Este texto do João Rodrigues suscitou alguns comentários confusos e/ou mal informados.
A gravidade da situação em que o país se encontra, de facto lançado no mesmo trilho da Grécia, recomenda um debate informado e a explicitação dos mecanismos económicos e políticos que sustentam as afirmações dos críticos (os meus argumentos estão aqui).

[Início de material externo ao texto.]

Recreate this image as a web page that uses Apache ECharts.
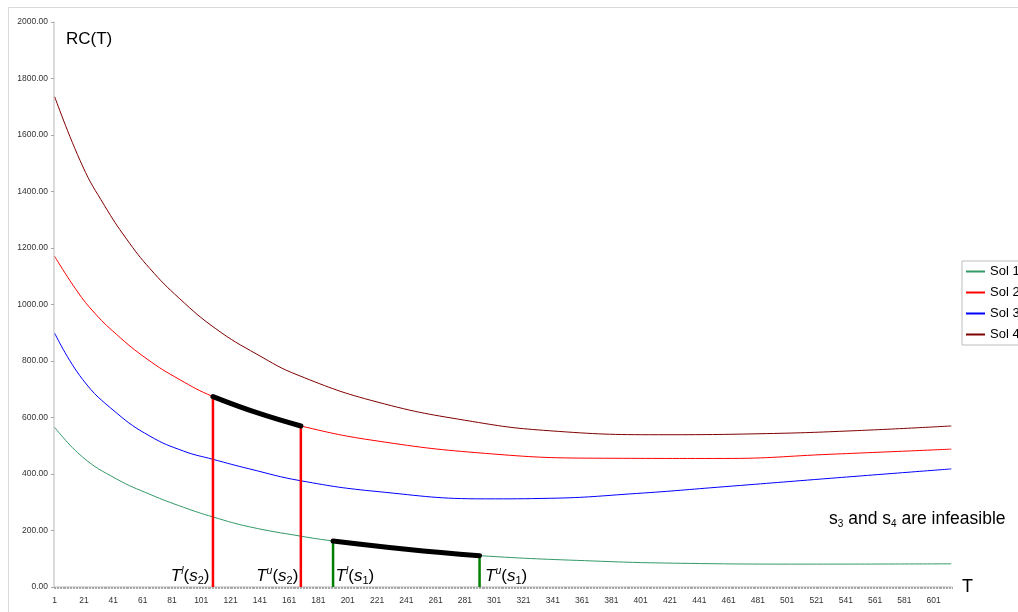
<!DOCTYPE html>
<html>
<head>
<meta charset="utf-8">
<script src="https://cdn.jsdelivr.net/npm/echarts@6/dist/echarts.min.js"></script>
<style>
  html, body { margin: 0; padding: 0; background: #fff; }
  #chart { width: 1018px; height: 612px; }
</style>
</head>
<body>
<div id="chart"></div>
<script>
// Planning horizon T runs over categories 1..613; a label every 20th category.
const T_MAX = 613;
const LABEL_STEP = 20;
const categories = [];
for (let t = 1; t <= T_MAX; t++) categories.push(String(t));

// RC(T) for each solution, sampled as [T, RC] pairs.
const sol1 = [[1,565],[20,460],[43,383],[66,328],[89,282],[109,248],[134,213],[169,180],[191,163],[241,134],[291,111],[369,92],[428,84],[517,81],[613,82]];
const sol2 = [[1,1170],[15,1057],[27,977],[43,895],[64,807],[86,735],[109,674],[139,617],[169,570],[221,517],[295,473],[369,456],[458,455],[531,470],[613,488]];
const sol3 = [[1,898],[20,735],[43,617],[66,534],[89,481],[109,452],[134,418],[169,376],[221,338],[295,312],[339,314],[398,331],[458,355],[531,385],[613,418]];
const sol4 = [[1,1735],[20,1490],[35,1350],[50,1232],[66,1127],[86,1022],[111,914],[139,824],[167,750],[221,655],[286,586],[339,553],[413,539],[487,543],[546,553],[613,570]];

// Feasible ranges [T^l, T^u] of s2 and s1.
const rangeS2 = [109, 169];
const rangeS1 = [191, 291];

const FONT = '"Liberation Sans", Arial, sans-serif';
const COLORS = { sol1: '#339966', sol2: '#ff0000', sol3: '#0000ff', sol4: '#800000', bound1: '#008000' };

function toPairs(arr) { return arr.map(p => [String(p[0]), p[1]]); }
function valueAt(arr, t) { return arr.find(p => p[0] === t)[1]; }
function within(arr, r) { return arr.filter(p => p[0] >= r[0] && p[0] <= r[1]); }

const richT = {
  i: { fontFamily: FONT, fontStyle: 'italic', fontSize: 17, lineHeight: 20, color: '#000' },
  n: { fontFamily: FONT, fontSize: 17, lineHeight: 20, color: '#000' },
  sup: { fontFamily: FONT, fontStyle: 'italic', fontSize: 10.5, lineHeight: 10, verticalAlign: 'top', color: '#000' },
  sub: { fontFamily: FONT, fontSize: 11, lineHeight: 9, verticalAlign: 'bottom', color: '#000' }
};

// Vertical marker from the axis up to the curve at T, with its T^l / T^u label at the foot.
function boundSeries(arr, t, color, bound, sol, side, gap) {
  const text = '{i|T}{sup|' + bound + '}{n|(}{i|s}{sub|' + sol + '}{n|)}';
  return {
    type: 'line',
    silent: true,
    clip: false,
    showSymbol: true,
    showAllSymbol: true,
    symbol: 'circle',
    symbolSize: 1,
    itemStyle: { color: 'rgba(0,0,0,0)' },
    lineStyle: { color: color, width: 2.5 },
    z: 3,
    data: [
      { value: [String(t), 0], label: { show: true, position: side, distance: gap, offset: [0, -11], formatter: text, rich: richT } },
      [String(t), valueAt(arr, t)]
    ]
  };
}

function curve(name, arr, color) {
  return {
    name: name, type: 'line', data: toPairs(arr), smooth: 0.45,
    symbol: 'none', silent: true, z: 2,
    lineStyle: { color: color, width: 1 }, itemStyle: { color: color }
  };
}

function thick(arr, r) {
  return {
    type: 'line', data: toPairs(within(arr, r)), smooth: 0.45,
    symbol: 'none', silent: true, z: 4,
    lineStyle: { color: '#000', width: 5, cap: 'round' }
  };
}

const LEGEND_NAMES = ['Sol 1', 'Sol 2', 'Sol 3', 'Sol 4'];
const LEGEND_COLORS = [COLORS.sol1, COLORS.sol2, COLORS.sol3, COLORS.sol4];
const LINE_ICON = 'path://M0,0H19V2H0Z';

const chart = echarts.init(document.getElementById('chart'));
chart.setOption({
  animation: false,
  backgroundColor: '#fff',
  textStyle: { fontFamily: FONT },
  grid: { left: 54, right: 66, top: 22, bottom: 25, containLabel: false },
  legend: {
    data: LEGEND_NAMES.map((n, i) => ({ name: n, icon: LINE_ICON, itemStyle: { color: LEGEND_COLORS[i], borderWidth: 0 } })),
    orient: 'vertical', left: 962, top: 261,
    padding: [4, 30, 4, 4], itemGap: 8, itemWidth: 19, itemHeight: 14,
    symbolKeepAspect: true,
    itemStyle: { borderWidth: 0 },
    borderColor: '#bdbdbd', borderWidth: 1,
    textStyle: { fontSize: 13, color: '#000', fontFamily: FONT },
    selectedMode: false
  },
  xAxis: {
    type: 'category', data: categories, boundaryGap: true,
    name: 'T', nameLocation: 'end', nameGap: 10,
    nameTextStyle: { fontSize: 18, color: '#000', fontFamily: FONT },
    axisLine: { lineStyle: { color: '#cfcfcf', width: 1.5 } },
    axisTick: { show: true, interval: 0, length: 2, lineStyle: { color: '#a8a8a8', width: 1 } },
    axisLabel: { interval: LABEL_STEP - 1, fontSize: 8.5, color: '#333', margin: 9 },
    splitLine: { show: false }
  },
  yAxis: {
    type: 'value', min: 0, max: 2000, interval: 200,
    axisLine: { show: true, lineStyle: { color: '#cfcfcf', width: 1.5 } },
    axisTick: { show: true, length: 3, lineStyle: { color: '#a8a8a8' } },
    axisLabel: { fontSize: 8.5, color: '#333', margin: 6, formatter: v => v.toFixed(2) },
    splitLine: { show: false }
  },
  graphic: [
    { type: 'rect', silent: true, z: -10, shape: { x: 8.5, y: 7.5, width: 1100, height: 700 },
      style: { fill: null, stroke: '#d9d9d9', lineWidth: 1 } },
    { type: 'text', left: 66, top: 31, style: { text: 'RC(T)', font: '17px ' + FONT, fill: '#000' } },
    { type: 'text', x: 829, y: 519, style: {
        text: '{n|s}{sub|3}{n| and s}{sub|4}{n| are infeasible}',
        verticalAlign: 'middle',
        rich: {
          n: { fontFamily: FONT, fontSize: 17.5, lineHeight: 20, color: '#000' },
          sub: { fontFamily: FONT, fontSize: 10, lineHeight: 9, verticalAlign: 'bottom', color: '#000' }
        }
      } }
  ],
  series: [
    curve('Sol 1', sol1, COLORS.sol1),
    curve('Sol 2', sol2, COLORS.sol2),
    curve('Sol 3', sol3, COLORS.sol3),
    curve('Sol 4', sol4, COLORS.sol4),
    boundSeries(sol2, rangeS2[0], COLORS.sol2, 'l', 2, 'left', 3),
    boundSeries(sol2, rangeS2[1], COLORS.sol2, 'u', 2, 'left', 2),
    boundSeries(sol1, rangeS1[0], COLORS.bound1, 'l', 1, 'right', 2),
    boundSeries(sol1, rangeS1[1], COLORS.bound1, 'u', 1, 'right', 5),
    thick(sol2, rangeS2),
    thick(sol1, rangeS1)
  ]
});
</script>
</body>
</html>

Em boa verdade, o essencial do que estamos a viver já foi experimentado por outros países. A Argentina é um caso recente de aplicação da “desvalorização interna”, de que resultou uma grande depressão, com toda a miséria social que isso significa (ver este filme). Neste, como noutros casos, só a desvalorização da moeda e a autonomia da política económica permitiu tirar o país do buraco em que caiu, algo que é impossível se permanecermos na zona euro.
Apesar das hesitações
iniciais (anunciou o incumprimento da dívida em Dezembro de 2001 e apenas um mês
depois abandonou a paridade fixa com o dólar) e da improvisação de todo o
processo de ruptura com o FMI, o ponto de viragem da economia argentina começou
logo no segundo trimestre após a bancarrota.
A Argentina é um
caso particular mas comporta algumas lições que devemos ter em conta. Pelo
menos esta: “A experiência da Argentina põe em causa o mito popular
de que as recessões causadas por crises financeiras implicam forçosamente uma
recuperação lenta e dolorosa” (Weisbrot e outros).
10 comentários:
Caro Jorge Bateira,
para além de uma perspectiva estritamente economicista e de uma cegueira ou insensibilidade à dimensão política dos problemas - que, de resto, NÃO são habitualmente seu timbre -, convém lembrar que a situação em Portugal não é comparável com a da Argentina (que não teve de sair unilateralmente de outra moeda continental, etc.).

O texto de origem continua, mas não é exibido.